> INSTRUCTIONS TO FOLLOW
Transcribe the listing that follows in full, omitting pictures.

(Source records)
● ● ● ●

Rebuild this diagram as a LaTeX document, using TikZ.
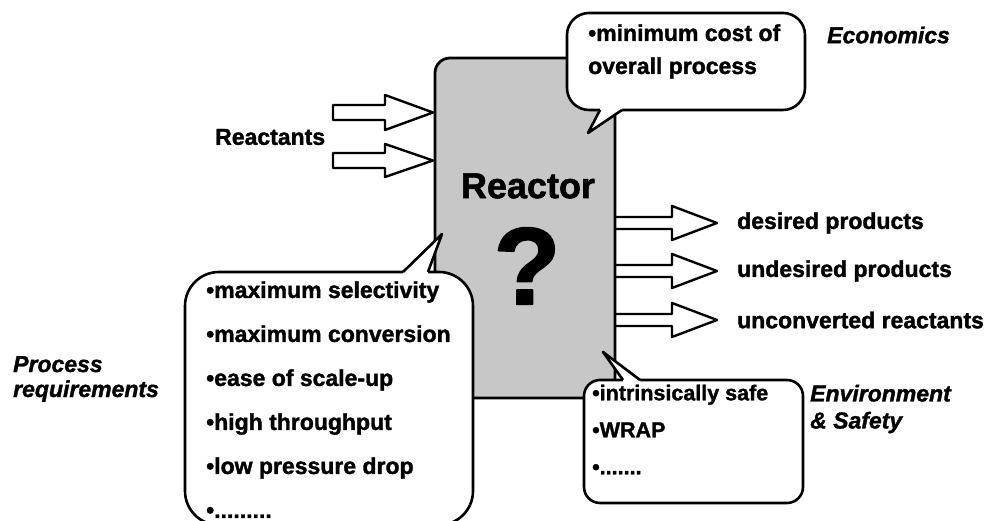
\documentclass[tikz,border=0pt]{standalone}
\usepackage{fontspec}
\setmainfont{Liberation Sans}[BoldFeatures={FakeBold=1.5},BoldItalicFeatures={FakeBold=1.5}]
\begin{document}
\begin{tikzpicture}[x=1pt,y=1pt,line join=round,
    txt/.style={font=\fontsize{23}{44}\selectfont\bfseries,align=left,inner sep=0pt},
    sidetxt/.style={font=\fontsize{23}{26}\selectfont\bfseries\itshape,align=left,inner sep=0pt},
    bubble/.style={draw,line width=2.6pt,fill=white,rounded corners=22pt},
    blockarrow/.style={draw,line width=2.4pt,fill=white}]
            \clip (0,0) rectangle (991,521);

            % feed and product arrows
            \draw[blockarrow] (333,401)--(385,401)--(385,391)--(433,408.5)--(385,426)--(385,416)--(333,416)--cycle;
            \draw[blockarrow] (333,353)--(385,353)--(385,344)--(433,360.5)--(385,377)--(385,368)--(333,368)--cycle;
            \fill[white] (615,292)--(672,292)--(672,281)--(717,298)--(672,315)--(672,304)--(615,304)--cycle;
            \draw[line width=2.4pt] (615,292)--(672,292)--(672,281)--(717,298)--(672,315)--(672,304)--(615,304);
            \fill[white] (615,244)--(672,244)--(672,233)--(717,250)--(672,267)--(672,256)--(615,256)--cycle;
            \draw[line width=2.4pt] (615,244)--(672,244)--(672,233)--(717,250)--(672,267)--(672,256)--(615,256);
            \fill[white] (615,195)--(672,195)--(672,184)--(717,201)--(672,218)--(672,207)--(615,207)--cycle;
            \draw[line width=2.4pt] (615,195)--(672,195)--(672,184)--(717,201)--(672,218)--(672,207)--(615,207);

            % reactor
            \draw[line width=2.8pt,fill=black!22,rounded corners=15pt] (435,123) rectangle (615,463);
            \node[font=\fontsize{36}{40}\selectfont\bfseries] (reactor) at (528,335) {Reactor};
            \node[font=\fontsize{110}{112}\selectfont\bfseries] (unknown) at (527,255) {?};

            % callouts
            \draw[bubble] (567,411) rectangle (805,508);
            \fill[white] (600,414)--(600,411)--(588,388)--(622,411)--(622,414)--cycle;
            \draw[line width=2.6pt] (600,411)--(588,388)--(622,411);
            \draw[bubble,rounded corners=34pt] (185,-4) rectangle (473,249);
            \fill[white] (403,245)--(403,249)--(442,287)--(428,249)--(428,245)--cycle;
            \draw[line width=2.6pt] (403,249)--(442,287)--(428,249);
            \draw[bubble,rounded corners=16pt] (584,18) rectangle (803,141);
            \fill[white] (623,137)--(623,141)--(603,169)--(640,141)--(640,137)--cycle;
            \draw[line width=2.6pt] (623,141)--(603,169)--(640,141);

            % texts
            \node[txt,anchor=west] (reactants) at (215,384) {Reactants};
            \node[txt,anchor=west] (desired) at (737,298) {desired products};
            \node[txt,anchor=west] (undesired) at (737,250) {undesired products};
            \node[txt,anchor=west] (unconverted) at (737,201) {unconverted reactants};
            \node[txt,anchor=west,font=\fontsize{23}{33}\selectfont\bfseries] (costtxt) at (588,469.5) {•minimum cost of\\overall process};
            \node[txt,anchor=west] (reqtxt) at (206,121.4) {•maximum selectivity\\•maximum conversion\\•ease of scale-up\\•high throughput\\•low pressure drop\\•.........};
            \node[txt,anchor=west,font=\fontsize{21.5}{37}\selectfont\bfseries] (safetxt) at (592,91.5) {•intrinsically safe\\•WRAP\\•.......};
            \node[sidetxt,anchor=west] (economics) at (827,486) {Economics};
            \node[sidetxt,anchor=west,font=\fontsize{23}{25}\selectfont\bfseries\itshape] (process) at (13,142) {Process\\requirements};
            \node[sidetxt,anchor=west,font=\fontsize{23}{27}\selectfont\bfseries\itshape] (envsafety) at (810,112) {Environment\\\& Safety};
        \end{tikzpicture}
\end{document}
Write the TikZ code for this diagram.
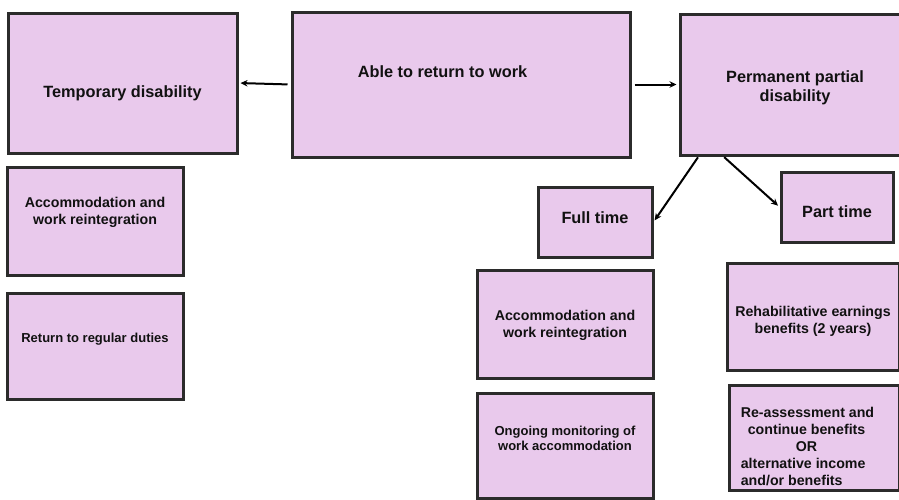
\documentclass[tikz,border=0pt]{standalone}
\usepackage{fontspec}
\setmainfont{Liberation Sans}
\usetikzlibrary{arrows.meta,positioning}

\definecolor{lilac}{HTML}{E9C9EC}
\definecolor{edge}{HTML}{2B2B2B}
\definecolor{ink}{HTML}{111111}

\begin{document}
\begin{tikzpicture}[x=1pt, y=-1pt,
  card/.style={draw=edge, fill=lilac, line width=3pt, rectangle, inner sep=0pt},
  big/.style={font=\fontsize{16.3}{19}\selectfont\bfseries, text=ink, align=center},
  mid/.style={font=\fontsize{14.2}{17}\selectfont\bfseries, text=ink, align=center},
  small/.style={font=\fontsize{13}{15.6}\selectfont\bfseries, text=ink, align=center},
  flow/.style={-{Stealth[length=7pt,width=6.5pt]}, line width=2pt, draw=black, shorten >=2pt, shorten <=3pt}]

\useasboundingbox (0,0) rectangle (899,499);
\clip (0,0) rectangle (899,499);

% top row
\node[card, minimum width=229pt, minimum height=140pt,
  label={[big, yshift=-10pt]center:Temporary disability}] (temp) at (122.5,83) {};
\node[card, minimum width=338pt, minimum height=145pt,
  label={[big, xshift=-18.5pt, yshift=12.5pt]center:Able to return to work}] (able) at (461,84.5) {};
\node[card, minimum width=250pt, minimum height=141pt,
  label={[big, xshift=-10pt, yshift=-3.5pt]center:Permanent partial\\disability}] (perm) at (805,84.5) {};

% left column
\node[card, minimum width=176pt, minimum height=108pt,
  label={[mid, yshift=8.5pt]center:Accommodation and\\work reintegration}] (lacc) at (95,221) {};
\node[card, minimum width=176pt, minimum height=106pt,
  label={[small, yshift=7pt]center:Return to regular duties}] (ret) at (95,346) {};

% full time branch
\node[card, minimum width=114pt, minimum height=70pt,
  label={[big, yshift=4.5pt]center:Full time}] (full) at (595,222) {};
\node[card, minimum width=176pt, minimum height=108pt,
  label={[mid, yshift=-1.5pt]center:Accommodation and\\work reintegration}] (racc) at (565,324) {};
\node[card, minimum width=176pt, minimum height=105pt,
  label={[small, yshift=7pt]center:Ongoing monitoring of\\work accommodation}] (mon) at (565,445.5) {};

% part time branch
\node[card, minimum width=112pt, minimum height=70pt,
  label={[big, yshift=-5pt]center:Part time}] (part) at (837,207) {};
\node[card, minimum width=172pt, minimum height=107pt,
  label={[mid, yshift=-4.5pt]center:Rehabilitative earnings\\benefits (2 years)}] (reh) at (813,316.5) {};
\node[card, minimum width=170pt, minimum height=105pt,
  label={[mid, align=left, xshift=-6.5pt, yshift=-9pt]center:Re-assessment and\\\hspace*{7pt}continue benefits\\\hspace*{55pt}OR\\alternative income\\and/or benefits}] (reas) at (814,437.5) {};

% arrows
\draw[flow] (able.west) -- (temp.east);
\draw[flow] (able.east) -- (perm.west);
\draw[flow, shorten <=1pt] ([xshift=20pt]perm.south west) -- (full.east);
\draw[flow, shorten <=1pt] ([xshift=45pt]perm.south west) -- (part.west);

\end{tikzpicture}
\end{document}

● ● ● ●

> RESPONSE TO THE EXERCISE
Rebuild this diagram as a LaTeX document, using TikZ.
\documentclass[tikz,border=0pt]{standalone}
\usepackage{fontspec}
\setmainfont{Liberation Sans}[BoldFeatures={FakeBold=1.5},BoldItalicFeatures={FakeBold=1.5}]
\begin{document}
\begin{tikzpicture}[x=1pt,y=1pt,line join=round,
    txt/.style={font=\fontsize{23}{44}\selectfont\bfseries,align=left,inner sep=0pt},
    sidetxt/.style={font=\fontsize{23}{26}\selectfont\bfseries\itshape,align=left,inner sep=0pt},
    bubble/.style={draw,line width=2.6pt,fill=white,rounded corners=22pt},
    blockarrow/.style={draw,line width=2.4pt,fill=white}]
            \clip (0,0) rectangle (991,521);

            % feed and product arrows
            \draw[blockarrow] (333,401)--(385,401)--(385,391)--(433,408.5)--(385,426)--(385,416)--(333,416)--cycle;
            \draw[blockarrow] (333,353)--(385,353)--(385,344)--(433,360.5)--(385,377)--(385,368)--(333,368)--cycle;
            \fill[white] (615,292)--(672,292)--(672,281)--(717,298)--(672,315)--(672,304)--(615,304)--cycle;
            \draw[line width=2.4pt] (615,292)--(672,292)--(672,281)--(717,298)--(672,315)--(672,304)--(615,304);
            \fill[white] (615,244)--(672,244)--(672,233)--(717,250)--(672,267)--(672,256)--(615,256)--cycle;
            \draw[line width=2.4pt] (615,244)--(672,244)--(672,233)--(717,250)--(672,267)--(672,256)--(615,256);
            \fill[white] (615,195)--(672,195)--(672,184)--(717,201)--(672,218)--(672,207)--(615,207)--cycle;
            \draw[line width=2.4pt] (615,195)--(672,195)--(672,184)--(717,201)--(672,218)--(672,207)--(615,207);

            % reactor
            \draw[line width=2.8pt,fill=black!22,rounded corners=15pt] (435,123) rectangle (615,463);
            \node[font=\fontsize{36}{40}\selectfont\bfseries] (reactor) at (528,335) {Reactor};
            \node[font=\fontsize{110}{112}\selectfont\bfseries] (unknown) at (527,255) {?};

            % callouts
            \draw[bubble] (567,411) rectangle (805,508);
            \fill[white] (600,414)--(600,411)--(588,388)--(622,411)--(622,414)--cycle;
            \draw[line width=2.6pt] (600,411)--(588,388)--(622,411);
            \draw[bubble,rounded corners=34pt] (185,-4) rectangle (473,249);
            \fill[white] (403,245)--(403,249)--(442,287)--(428,249)--(428,245)--cycle;
            \draw[line width=2.6pt] (403,249)--(442,287)--(428,249);
            \draw[bubble,rounded corners=16pt] (584,18) rectangle (803,141);
            \fill[white] (623,137)--(623,141)--(603,169)--(640,141)--(640,137)--cycle;
            \draw[line width=2.6pt] (623,141)--(603,169)--(640,141);

            % texts
            \node[txt,anchor=west] (reactants) at (215,384) {Reactants};
            \node[txt,anchor=west] (desired) at (737,298) {desired products};
            \node[txt,anchor=west] (undesired) at (737,250) {undesired products};
            \node[txt,anchor=west] (unconverted) at (737,201) {unconverted reactants};
            \node[txt,anchor=west,font=\fontsize{23}{33}\selectfont\bfseries] (costtxt) at (588,469.5) {•minimum cost of\\overall process};
            \node[txt,anchor=west] (reqtxt) at (206,121.4) {•maximum selectivity\\•maximum conversion\\•ease of scale-up\\•high throughput\\•low pressure drop\\•.........};
            \node[txt,anchor=west,font=\fontsize{21.5}{37}\selectfont\bfseries] (safetxt) at (592,91.5) {•intrinsically safe\\•WRAP\\•.......};
            \node[sidetxt,anchor=west] (economics) at (827,486) {Economics};
            \node[sidetxt,anchor=west,font=\fontsize{23}{25}\selectfont\bfseries\itshape] (process) at (13,142) {Process\\requirements};
            \node[sidetxt,anchor=west,font=\fontsize{23}{27}\selectfont\bfseries\itshape] (envsafety) at (810,112) {Environment\\\& Safety};
        \end{tikzpicture}
\end{document}
Write the TikZ code for this diagram.
\documentclass[tikz,border=0pt]{standalone}
\usepackage{fontspec}
\setmainfont{Liberation Sans}
\usetikzlibrary{arrows.meta,positioning}

\definecolor{lilac}{HTML}{E9C9EC}
\definecolor{edge}{HTML}{2B2B2B}
\definecolor{ink}{HTML}{111111}

\begin{document}
\begin{tikzpicture}[x=1pt, y=-1pt,
  card/.style={draw=edge, fill=lilac, line width=3pt, rectangle, inner sep=0pt},
  big/.style={font=\fontsize{16.3}{19}\selectfont\bfseries, text=ink, align=center},
  mid/.style={font=\fontsize{14.2}{17}\selectfont\bfseries, text=ink, align=center},
  small/.style={font=\fontsize{13}{15.6}\selectfont\bfseries, text=ink, align=center},
  flow/.style={-{Stealth[length=7pt,width=6.5pt]}, line width=2pt, draw=black, shorten >=2pt, shorten <=3pt}]

\useasboundingbox (0,0) rectangle (899,499);
\clip (0,0) rectangle (899,499);

% top row
\node[card, minimum width=229pt, minimum height=140pt,
  label={[big, yshift=-10pt]center:Temporary disability}] (temp) at (122.5,83) {};
\node[card, minimum width=338pt, minimum height=145pt,
  label={[big, xshift=-18.5pt, yshift=12.5pt]center:Able to return to work}] (able) at (461,84.5) {};
\node[card, minimum width=250pt, minimum height=141pt,
  label={[big, xshift=-10pt, yshift=-3.5pt]center:Permanent partial\\disability}] (perm) at (805,84.5) {};

% left column
\node[card, minimum width=176pt, minimum height=108pt,
  label={[mid, yshift=8.5pt]center:Accommodation and\\work reintegration}] (lacc) at (95,221) {};
\node[card, minimum width=176pt, minimum height=106pt,
  label={[small, yshift=7pt]center:Return to regular duties}] (ret) at (95,346) {};

% full time branch
\node[card, minimum width=114pt, minimum height=70pt,
  label={[big, yshift=4.5pt]center:Full time}] (full) at (595,222) {};
\node[card, minimum width=176pt, minimum height=108pt,
  label={[mid, yshift=-1.5pt]center:Accommodation and\\work reintegration}] (racc) at (565,324) {};
\node[card, minimum width=176pt, minimum height=105pt,
  label={[small, yshift=7pt]center:Ongoing monitoring of\\work accommodation}] (mon) at (565,445.5) {};

% part time branch
\node[card, minimum width=112pt, minimum height=70pt,
  label={[big, yshift=-5pt]center:Part time}] (part) at (837,207) {};
\node[card, minimum width=172pt, minimum height=107pt,
  label={[mid, yshift=-4.5pt]center:Rehabilitative earnings\\benefits (2 years)}] (reh) at (813,316.5) {};
\node[card, minimum width=170pt, minimum height=105pt,
  label={[mid, align=left, xshift=-6.5pt, yshift=-9pt]center:Re-assessment and\\\hspace*{7pt}continue benefits\\\hspace*{55pt}OR\\alternative income\\and/or benefits}] (reas) at (814,437.5) {};

% arrows
\draw[flow] (able.west) -- (temp.east);
\draw[flow] (able.east) -- (perm.west);
\draw[flow, shorten <=1pt] ([xshift=20pt]perm.south west) -- (full.east);
\draw[flow, shorten <=1pt] ([xshift=45pt]perm.south west) -- (part.west);

\end{tikzpicture}
\end{document}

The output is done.